Mir gefällt der Sound auch und das Album besitzt dadurch einen besonderen Charme, aber aus James' Aussage höre ich heraus, dass er eben nicht zufrieden ist. Wer das Rock Hard Sonderheft "Metallica" besitzt, kann es da auch deutlichst auf Seite 40 nachlesen. Ich schreib diese Passage für diejenigen ab, die die Ausgabe nicht haben:
"...and Justice for all" ist für die 80er Jahre das, was Tools "Aenima" für die 90er darstellt: ein anfangs gewöhnungsbedürftiges High-Tech Klanggebirge voller monolithischer Songs, innovativer Ideen und emotionaler Untiefen, mit dem die Musiker ihrer Zeit weit voraus sind - eine Einschätzung, die Metallica allerdings nur bedingt teilen:
LARS: "Das Album kann man nicht nebenher laufen lassen, dazu passiert einfach zu viel. Du musst dich darauf konzentrieren, sonst klingt es nur wie eine Anhäufung von Riffs. Wir gingen zum ersten Mal keinerlei Kompromisse ein, sowohl was die Songs als auch was die Länge der Scheibe angeht. Und wir wollten einen Sound, der dir direkt ins Gesicht springt. Jedes Instrument sollte aus den Boxen gehüpft kommen und dir erstmal ein paar Ohrfeigen verpassen. Wir merkten, dass wir viel härter klangen, wenn wir auf Hall-Effekte verzichteten, und im Gegensatz zu "Justice..." kam uns "Master of Puppets" damals wie eine schlappe Nudel vor.

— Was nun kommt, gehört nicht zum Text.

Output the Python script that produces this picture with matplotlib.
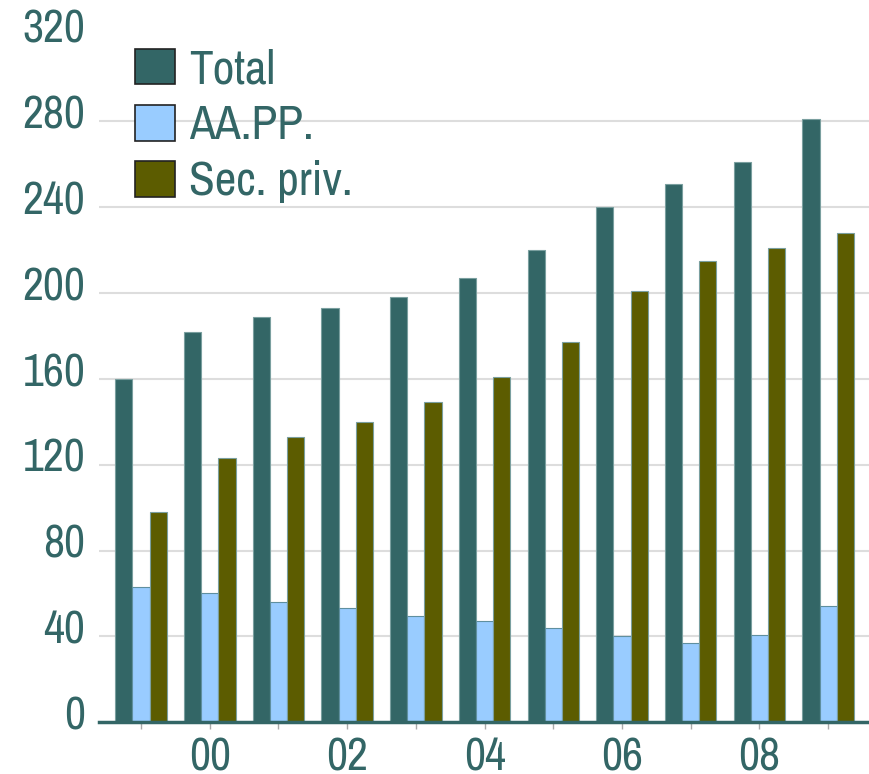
import matplotlib
matplotlib.use("Agg")
import matplotlib.pyplot as plt
import matplotlib.transforms as mtransforms
import numpy as np
from matplotlib.patches import Patch

years = ["99", "00", "01", "02", "03", "04", "05", "06", "07", "08", "09"]
tick_labels = ["", "00", "", "02", "", "04", "", "06", "", "08", ""]
total = [160, 182, 189, 193, 198, 207, 220, 240, 251, 261, 281]
aapp = [63, 60, 56, 53, 49.5, 47, 44, 40, 37, 40.5, 54]
sec_priv = [98, 123, 133, 140, 149, 161, 177, 201, 215, 221, 228]
series_names = ["Total", "AA.PP.", "Sec. priv."]
yticks = [0, 40, 80, 120, 160, 200, 240, 280, 320]

c_total = "#336666"
c_aapp = "#99CCFF"
c_sec = "#5C5C00"
txt = "#336666"

plt.rcParams['font.family'] = ['Archivo Narrow', 'DejaVu Sans']

fig = plt.figure(figsize=(8.7, 7.74), dpi=100)
ax = fig.add_axes([0.114, 0.067, 0.886, 0.887])

x = np.arange(len(years))
w = 0.25
ax.bar(x - w, total, w, color=c_total, edgecolor="#7a9f9f", linewidth=0.8, zorder=3)
ax.bar(x, aapp, w, color=c_aapp, edgecolor="#5f8f9f", linewidth=0.8, zorder=3)
ax.bar(x + w, sec_priv, w, color=c_sec, edgecolor="#7a9f9f", linewidth=0.8, zorder=3)

ax.set_ylim(0, 320)
ax.set_xlim(-0.61, 10.61)
ax.set_yticks(yticks)
ax.set_yticklabels([str(v) for v in yticks])
ax.set_xticks(x)
ax.set_xticklabels(tick_labels)

ax.tick_params(axis='y', length=0, pad=10, labelsize=33, labelcolor=txt)
ax.tick_params(axis='x', length=5, width=1, color="#aaaaaa", pad=5, labelsize=33, labelcolor=txt)

offset = mtransforms.ScaledTranslation(0, 7 / 72, fig.dpi_scale_trans)
for lab in ax.get_yticklabels():
    lab.set_transform(lab.get_transform() + offset)

ax.yaxis.grid(True, color="#dddddd", linewidth=1.5, zorder=0)
ax.set_axisbelow(True)
gl = ax.yaxis.get_gridlines()
gl[0].set_visible(False)
gl[-1].set_visible(False)

for s in ["top", "right", "left"]:
    ax.spines[s].set_visible(False)
ax.spines["bottom"].set_color(c_total)
ax.spines["bottom"].set_linewidth(2.5)
ax.spines["bottom"].set_zorder(4)

handles = [Patch(facecolor=c, edgecolor="#222222", linewidth=1.2)
           for c in (c_total, c_aapp, c_sec)]
leg = ax.legend(handles, series_names, loc="upper left",
                bbox_to_anchor=(135 / 870, 1 - 48 / 774),
                bbox_transform=fig.transFigure, frameon=False,
                fontsize=34, handlelength=0.85, handleheight=0.78,
                handletextpad=0.3, labelspacing=0.28, borderpad=0, borderaxespad=0)
for t in leg.get_texts():
    t.set_color(txt)

fig.savefig("out.png", dpi=100)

Leider sind die Songs aber im Nachhinein betrachtet viel zu vertrackt und lang. Damals wollten wir sie exakt so haben, doch schon als wir aus dem Studio herauskamen, gefiel uns das Album nicht mehr. Live nervte vor allem der Titeltrack, weil er extrem schwer zu spielen war und die Leute nach einigen Minuten anfingen zu gähnen. Für mich ist "Justice..." unser am wenigsten zeitloses Album, aber vieles gelang uns darauf auch wunderbar, Prog-Bands wie Emerson, Lake & Palmer wären stolz auf solche Arrangements gewesen."
KIRK: "Ich liebe die Songs, aber sie klingen unkonventionell, und zwar nicht im positiven Sinne. Ihnen fehlt jeglicher Groove."
JAMES: "Das mit dem In-die-Fresse-Sound funktionierte nicht. Die Drums klingen fürchterlich, sie haben keinerlei Tiefe. Lars feilte manchmal stundenlang an Feinheiten herum, die außer ihm niemand hören konnte. Keine Ahnung, was uns damals geritten hat. Die Produktion ist schlicht und ergreifend beschissen, und wir versuchten viel zu anspruchsvollen Scheiß einzubauen. Die Riffs sind stark, aber aus ihnen hätte man locker noch zwölf Songs mehr machen können."
FLEMMING RASMUSSEN: ""Justice..." klingt vollkommen trocken, absolut direkt, komplett ohne Reverb - dünn, aber hart und laut. Ich hätte die Songs lieber ähnlich wie "Ride the Lightning" abgemischt, aber sie wollten diesen Sound exakt so haben. Zwei, drei Monate nach den Aufnahmen wussten sie, dass sie mit ihrem Konzept ein wenig übers Ziel hinausgeschossen waren."
JASON: " Die anderen standen mir damals immer noch sehr reserviert gegenüber, und ich war im Studio völlig auf mich allein gestellt. Während sie wochenlang an ihren Parts herumbastelten, musste ich mit meinem spartanischen Bühnen-Equipment drei bis vier Songs pro Tag einspielen. Ich beherrschte alle Nummern im Schlaf, aber sie gaben sich keine Mühe, mir einen guten Sound zu verpassen, und niemand sagte mir, ob meine Aufnahmen okay waren oder nicht. Ich spielte einfach und ging anschließend wieder nach Hause. James und Lars ließen dann im Mix meinen Bass runterdrehen, bis er kaum noch zu hören war. Stattdessen machten sie Blödsinn wie die Bass-Drum so fett aufzublasen, bis sie nur noch perkussiv klang und die Lücken in den tiefen Frequenzen komplett ausfüllte. Als ich das Endresultat hörte, war ich total enttäuscht. Wir hatten aus allen Rohren gefeuert, und was dabei herauskam, war nur Scheiße."